VW verweist auf die Kosten. 12,4 Milliarden Euro Personalaufwand weist der Jahresabschluss der Volkswagen AG für 2023 aus, knapp 14 Prozent des Umsatzes. VW hält das im Wettbewerbsvergleich für zu hoch und will gegensteuern, auch wegen der Konkurrenz aus China, die in Europa zwar noch nicht groß ist, aber wachsen will. „Fest steht: Die Wettbewerber steigen in die europäische Produktion ein – und werden diese Kosten auch in Europa noch einmal deutlich unterbieten“, heißt es in dem Flugblatt vom Dienstag.
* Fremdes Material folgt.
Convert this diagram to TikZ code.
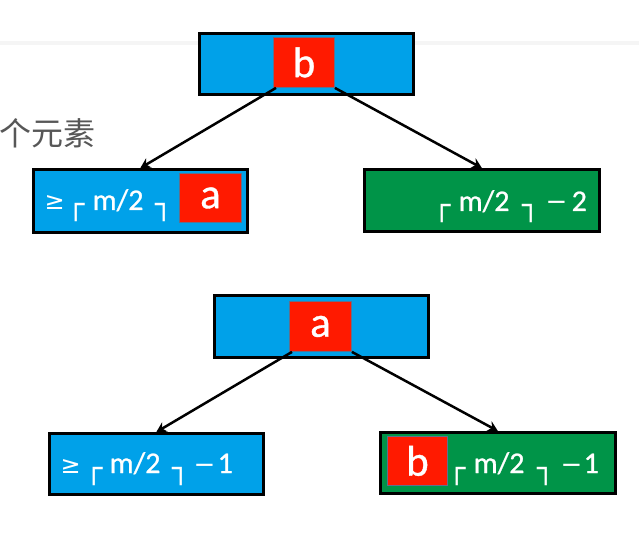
\documentclass[tikz,border=0pt]{standalone}
\usepackage{fontspec}
\setmainfont{Carlito}
\newfontfamily\countfont[FakeBold=0.8]{Carlito}
\newfontfamily\djv{DejaVu Sans}
\newfontfamily\cjk{Noto Sans CJK SC}
\usetikzlibrary{arrows.meta}

\definecolor{boxblue}{RGB}{0,161,233}
\definecolor{boxgreen}{RGB}{0,148,72}
\definecolor{keyred}{RGB}{255,26,0}
\definecolor{keyedge}{RGB}{96,112,140}

% ceiling brackets, relation and minus signs
\newcommand{\ceilL}{\raisebox{-5pt}{\fontsize{29}{29}\djv ┌}}
\newcommand{\ceilR}{\raisebox{-5pt}{\fontsize{29}{29}\djv ┐}}
\newcommand{\gesym}{{\fontsize{24}{24}\djv ≥}}
\newcommand{\minussym}{{\fontsize{26}{26}\djv −}}
% place a piece of a label at a fixed offset from the label's start
\newcommand{\putat}[2]{\makebox[0pt][l]{\hspace{#1pt}#2}}

\tikzset{
  outerbox/.style={draw=black, line width=2.7pt, inner sep=0pt, anchor=north west},
  bluebox/.style={outerbox, fill=boxblue},
  greenbox/.style={outerbox, fill=boxgreen},
  keybox/.style={draw=keyedge, line width=0.9pt, fill=keyred, inner sep=0pt,
    anchor=north west, text=white, font=\fontsize{43}{43}\countfont},
  count/.style={anchor=base west, inner sep=0pt, text=white,
    font=\fontsize{30}{30}\countfont},
  link/.style={line width=2.5pt, -{Stealth[length=10pt,width=11pt]}}
}

\begin{document}
\begin{tikzpicture}[x=1pt,y=-1pt]
\useasboundingbox (0,0) rectangle (639,537);
\fill[white] (0,0) rectangle (639,537);
\fill[black!4] (0,41) rectangle (639,45);

\node[anchor=base east, inner sep=0pt, text=black!66,
  font=\fontsize{32}{32}\cjk] (frag) at (96,146) {个元素};

% ---------- upper tree ----------
\node[bluebox, minimum width=214pt, minimum height=61pt] (r1) at (198,32) {};
\node[keybox, minimum width=61pt, minimum height=50pt] (k1) at (273,37) {b};

\node[bluebox, minimum width=214pt, minimum height=63pt] (c1) at (32,168) {};
\node[keybox, minimum width=62pt, minimum height=49pt] (k2) at (179,173) {a};
\node[count] (t1) at (44,210)
  {\putat{0}{\gesym}\putat{23}{\ceilL}\putat{48}{m/2}\putat{111}{\ceilR}};

\node[greenbox, minimum width=235pt, minimum height=62pt] (c2) at (363,168) {};
\node[count] (t2) at (433,211)
  {\putat{0}{\ceilL}\putat{25}{m/2}\putat{89}{\ceilR}\putat{112}{\minussym}\putat{138}{2}};

\draw[link] ([xshift=3pt]k1.south west) -- (c1.north);
\draw[link] (k1.south east) -- (c2.north);

% ---------- lower tree ----------
\node[bluebox, minimum width=214pt, minimum height=62pt] (r2) at (213,294) {};
\node[keybox, minimum width=62pt, minimum height=50pt] (k3) at (289,301) {a};

\node[bluebox, minimum width=214pt, minimum height=61pt] (c3) at (48,432) {};
\node[count] (t3) at (60,473)
  {\putat{0}{\gesym}\putat{25}{\ceilL}\putat{49}{m/2}\putat{112}{\ceilR}\putat{133}{\minussym}\putat{157}{1}};

\node[greenbox, minimum width=235pt, minimum height=61pt] (c4) at (379,431) {};
\node[keybox, minimum width=60pt, minimum height=49pt] (k4) at (387,436) {b};
\node[count] (t4) at (448,473)
  {\putat{0}{\ceilL}\putat{25}{m/2}\putat{89}{\ceilR}\putat{112}{\minussym}\putat{135}{1}};

\draw[link] ([xshift=3pt]k3.south west) -- (c3.north);
\draw[link] (k3.south east) -- (c4.north);
\end{tikzpicture}
\end{document}
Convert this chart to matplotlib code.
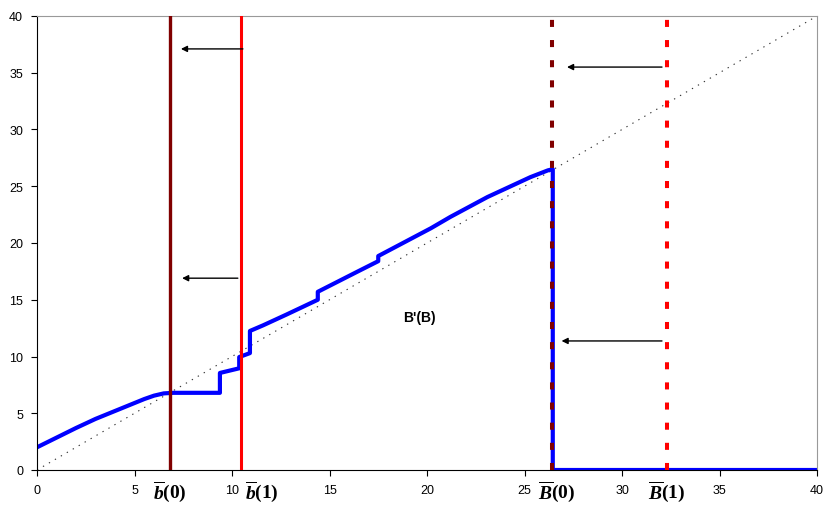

Gleichzeitig schrumpfe der Markt, auch wegen der schwachen Nachfrage nach E-Autos. In Summe fehlten VW 500.000 Autos in den Fabriken, rechnet der Konzern vor.
Vor dem ersten Treffen im Schloss Herrenhausen steht die IG Metall nun vor einem Spagat. Mancher Betriebsrat sorgt sich schon darum, dass VW mit seiner Krise den Flächentarifvertrag der Metall- und Elektroindustrie belasten könnte, der ebenfalls neu verhandelt wird. Es wäre ein Novum, nachdem die Wolfsburger über Jahre eher voranmarschiert waren. In beiden Fällen fordert die IG Metall ein Lohnplus von 7 Prozent, doch für VW könnte diesmal auch weniger bis hin zu einer Nullrunde herauskommen, glauben manche. Die IG Metall hat schon mit Arbeitskampf gedroht. Der heiße Herbst in der Autobranche beginnt.